As #777 lays out, case rules should be tested. However, it is tricky to make sure that they will work in all cases. Case rules may generate anywhere between 1 and 10 cases, depending on what the rules describe, and not all case rules have a logical way of verifying that the rule was applied correctly.

Consider the finish room case rule in Nurikabe. What metrics could be used to verify that the cases are correct? The number of branches (what if we have duplicate branches)? The number of modified cells (what about different-sized rooms)? The rooms created being complete (what if we have duplicate branches (again))? There might not be a logically sound way to verify that this rule was applied correctly.

Instead of coming up with the correct logic for every case rule for every puzzle, we can generalize a way to guarantee that a case rule is applied correctly simply by matching the created branches to the boards generated by the case rule. This involves checking every possible matching of boards to the cases generated; when n <= 10, this is manageable. If the limit of the number of branches allowed for a given node increases, then this may become a problem and will need to be optimized.

A big assumption this makes is that the getCases function returns the right cases when applying the case rule. There really is no good way of programmatically testing that the getCases function is correct, but generally it is easier to convince oneself that the generated cases are as expected. The getCases function will need to be monitored in the future to make sure that this assumption holds.

Closes #777, #638, #643

Type of change

• Bug fix (non-breaking change which fixes an issue)
• New feature (non-breaking change which adds functionality)
• Enhancement (improvement to an already existing feature)
• Breaking change (fix or feature that would cause existing functionality to not work as expected)

How Has This Been Tested?

On smaller puzzles, I have messed around with standard proof creation and applying case rules and direct rules in various situations. All case rules seem to check out when manually creating cases, as well as shifting the order of cases or changing the type of rule to a direct rule.

In larger puzzles, generating all cases in certain situations seems to massively slow down the program. I believe that the issue is due to the specific getCases function not terminating early.

Checklist:

• I have performed a self-review of my code
• I have commented my code, particularly in hard-to-understand areas
• I have made corresponding changes to the documentation (if applicable)
• My changes generate no new warnings
• I have added tests that prove my fix is effective or that my feature works
• New and existing unit tests pass locally with my changes

[jadeandtea]

There is an issue related to when a user wants to create their own cases. Some case rules in LEGUP are "smart" in that they won't generate cases where the next step leads to a contradiction. Consider the Nurikabe Finish Room case rule. If the generated case causes multiple white regions to merge into one, the case isn't generated, as the resulting board would have a Multiple Numbers contradiction. However, if a user wanted to generate all possible ways a room could be finished manually, they might merge two white regions. In this situation, the case rule would not check out, as the user-created cases do not match the cases generated by the program.
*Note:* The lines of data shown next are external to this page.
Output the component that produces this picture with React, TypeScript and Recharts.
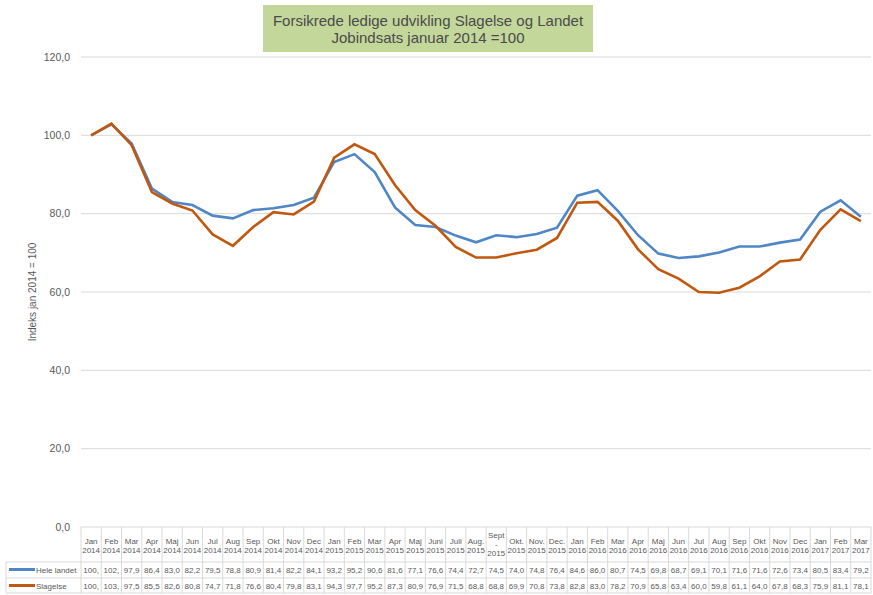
import React from 'react';
import { LineChart, Line, XAxis, YAxis, CartesianGrid } from 'recharts';

const months = ['Jan','Feb','Mar','Apr','Maj','Jun','Jul','Aug','Sep','Okt','Nov','Dec',
  'Jan','Feb','Mar','Apr','Maj','Juni','Juli','Aug.','Sept','Okt.','Nov.','Dec.',
  'Jan','Feb','Mar','Apr','Maj','Jun','Jul','Aug','Sep','Okt','Nov','Dec',
  'Jan','Feb','Mar'];
const years = ['2014','2014','2014','2014','2014','2014','2014','2014','2014','2014','2014','2014',
  '2015','2015','2015','2015','2015','2015','2015','2015','2015','2015','2015','2015',
  '2016','2016','2016','2016','2016','2016','2016','2016','2016','2016','2016','2016',
  '2017','2017','2017'];
const heleLandet = [100, 102.8, 97.9, 86.4, 83.0, 82.2, 79.5, 78.8, 80.9, 81.4, 82.2, 84.1,
  93.2, 95.2, 90.6, 81.6, 77.1, 76.6, 74.4, 72.7, 74.5, 74.0, 74.8, 76.4,
  84.6, 86.0, 80.7, 74.5, 69.8, 68.7, 69.1, 70.1, 71.6, 71.6, 72.6, 73.4,
  80.5, 83.4, 79.2];
const slagelse = [100, 103.0, 97.5, 85.5, 82.6, 80.8, 74.7, 71.8, 76.6, 80.4, 79.8, 83.1,
  94.3, 97.7, 95.2, 87.3, 80.9, 76.9, 71.5, 68.8, 68.8, 69.9, 70.8, 73.8,
  82.8, 83.0, 78.2, 70.9, 65.8, 63.4, 60.0, 59.8, 61.1, 64.0, 67.8, 68.3,
  75.9, 81.1, 78.1];
const yTicks = [0, 20, 40, 60, 80, 100, 120];
const seriesNames = ['Hele landet', 'Slagelse'];

const data = months.map((m, i) => ({
  cat: m + ' ' + years[i] + ' ' + i,
  hele: heleLandet[i],
  slag: slagelse[i],
}));

const BLUE = '#4F86C6';
const ORANGE = '#C0580F';
const BORDER = '#d9d9d9';
const TXT = '#595959';
const FONT = '"Liberation Sans", Arial, sans-serif';

const PLOT_W = 790;
const cw = PLOT_W / months.length;

const fmt = (v: number) => {
  const s = v.toFixed(1).replace('.', ',');
  return v >= 100 ? s.slice(0, 4) : s;
};

const TableTick = (props: any) => {
  const { x, y, payload } = props;
  const i = payload.index;
  const left = x - cw / 2;
  const right = x + cw / 2;
  const isSept = months[i] === 'Sept';
  const els: any[] = [];
  els.push(<line key="vl" x1={left} y1={y} x2={left} y2={y + 66} stroke={BORDER} />);
  if (i === months.length - 1) {
    els.push(<line key="vr" x1={right} y1={y} x2={right} y2={y + 66} stroke={BORDER} />);
  }
  [35, 51, 66].forEach((dy) => {
    els.push(<line key={'h' + dy} x1={left} y1={y + dy} x2={right} y2={y + dy} stroke={BORDER} />);
  });
  if (isSept) {
    els.push(<text key="m" x={x} y={y + 11} textAnchor="middle" fontSize={8} fill={TXT} fontFamily={FONT}>{months[i]}</text>);
    els.push(<text key="d" x={x} y={y + 20} textAnchor="middle" fontSize={8} fill={TXT} fontFamily={FONT}>-</text>);
    els.push(<text key="y" x={x} y={y + 29} textAnchor="middle" fontSize={8} fill={TXT} fontFamily={FONT}>{years[i]}</text>);
  } else {
    els.push(<text key="m" x={x} y={y + 17} textAnchor="middle" fontSize={8} fill={TXT} fontFamily={FONT}>{months[i]}</text>);
    els.push(<text key="y" x={x} y={y + 26} textAnchor="middle" fontSize={8} fill={TXT} fontFamily={FONT}>{years[i]}</text>);
  }
  els.push(<text key="v1" x={x} y={y + 45.5} textAnchor="middle" fontSize={8} fill={TXT} fontFamily={FONT}>{fmt(heleLandet[i])}</text>);
  els.push(<text key="v2" x={x} y={y + 62} textAnchor="middle" fontSize={8} fill={TXT} fontFamily={FONT}>{fmt(slagelse[i])}</text>);
  if (i === 0) {
    const lx = 6;
    [35, 51, 66].forEach((dy) => {
      els.push(<line key={'lh' + dy} x1={lx} y1={y + dy} x2={left} y2={y + dy} stroke={BORDER} />);
    });
    els.push(<line key="lv" x1={lx} y1={y + 35} x2={lx} y2={y + 66} stroke={BORDER} />);
    els.push(<line key="ls1" x1={9} y1={y + 42.5} x2={35} y2={y + 42.5} stroke={BLUE} strokeWidth={3} />);
    els.push(<line key="ls2" x1={9} y1={y + 58.5} x2={35} y2={y + 58.5} stroke={ORANGE} strokeWidth={3} />);
    els.push(<text key="ln1" x={36} y={y + 45.5} fontSize={8} fill={TXT} fontFamily={FONT}>{seriesNames[0]}</text>);
    els.push(<text key="ln2" x={36} y={y + 62} fontSize={8} fill={TXT} fontFamily={FONT}>{seriesNames[1]}</text>);
  }
  return <g>{els}</g>;
};

const YLabel = (props: any) => {
  const { viewBox } = props;
  const cy = viewBox.y + viewBox.height / 2;
  return (
    <text x={36} y={cy} transform={`rotate(-90, 36, ${cy})`} textAnchor="middle" fontSize={10} fill={TXT} fontFamily={FONT}>
      Indeks jan 2014 = 100
    </text>
  );
};

export default function App() {
  return (
    <div style={{ position: 'absolute', left: 0, top: 0, width: 873, height: 595, background: '#fff' }}>
      <div style={{
        position: 'absolute', left: 263, top: 5, width: 330, height: 47, background: '#C4D79B',
        color: '#4a4a4a', fontFamily: FONT, fontSize: 15, lineHeight: '17px', textAlign: 'center',
        display: 'flex', flexDirection: 'column', justifyContent: 'center', zIndex: 2,
      }}>
        <div>Forsikrede ledige udvikling Slagelse og Landet</div>
        <div>Jobindsats januar 2014 =100</div>
      </div>
      <LineChart width={873} height={595} data={data} margin={{ top: 57, right: 2, bottom: 0, left: 0 }}>
        <CartesianGrid vertical={false} stroke={BORDER} />
        <XAxis dataKey="cat" scale="band" interval={0} height={68} axisLine={false} tickLine={false}
          tickSize={0} tickMargin={0} tick={<TableTick />} />
        <YAxis domain={[0, 120]} ticks={yTicks} width={81} axisLine={false} tickLine={false}
          tickSize={0} tickMargin={11}
          tickFormatter={(v: number) => v.toFixed(1).replace('.', ',')}
          tick={{ fontSize: 10.5, fill: TXT, fontFamily: FONT }}
          label={<YLabel />} />
        <Line dataKey="hele" stroke={BLUE} strokeWidth={2.6} dot={false} isAnimationActive={false} />
        <Line dataKey="slag" stroke={ORANGE} strokeWidth={2.6} dot={false} isAnimationActive={false} />
      </LineChart>
    </div>
  );
}
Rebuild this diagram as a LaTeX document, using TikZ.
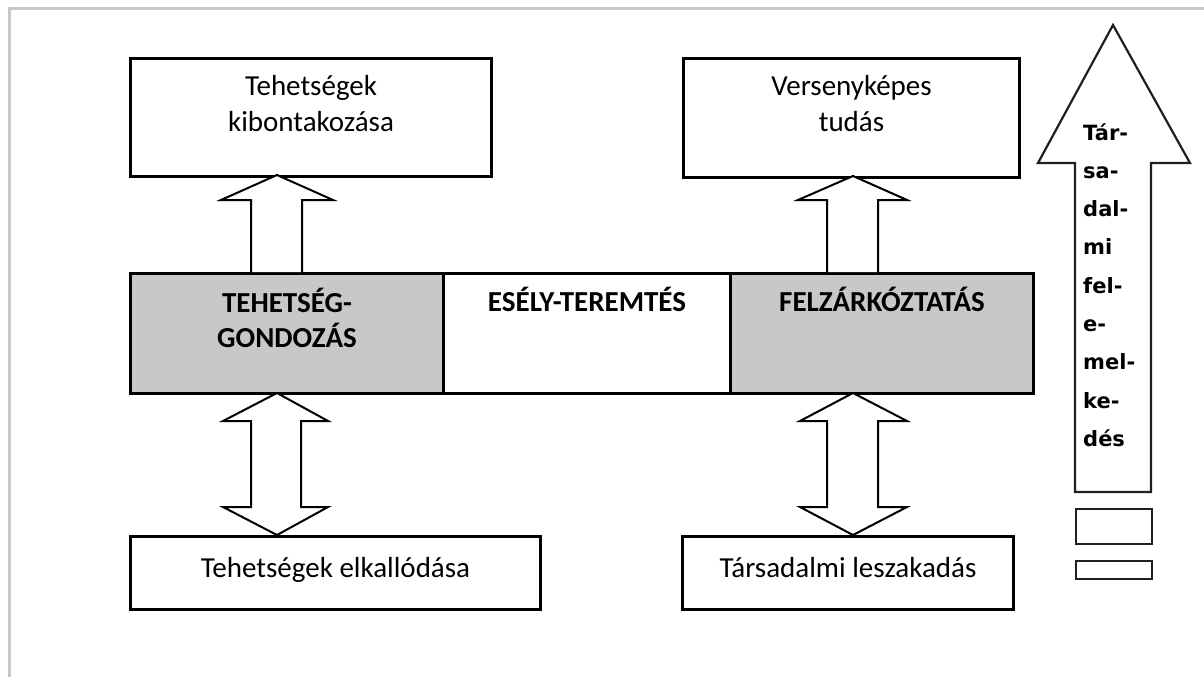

There are three solutions Bram brought up:

1. Add a flag that determines how "smart" the auto-generated case rules are. There is already a flag for allowing the auto-generated case rules in the first place, so it shouldn't be too bad to add another flag. The more annoying part is reimplementing the getCases functions for all the "smart" case rules. However, this doesn't really fix the issue; if the user doesn't know which mode the program is in, they still have to guess how to generate the cases.
2. Compare the cases in the transition to two sets of cases: one "smart" set and one "dumb" set. The worry is the amount of time it takes to generate and match the two sets. This shouldn't be too bad to implement, as the recursive code should just have a check somewhere that removes cases. The main concern with this approach is runtime, which is already a problem with some larger puzzles.
3. Add documentation for each of the case rules such that a user can follow them to generate the "smart" cases. This makes it less straightforward for the user, but it would be the easiest to implement (as in nothing to implement at all).

It is probably best to implement option 2, but I need to figure out how to match the possible cases in a reasonable amount of time.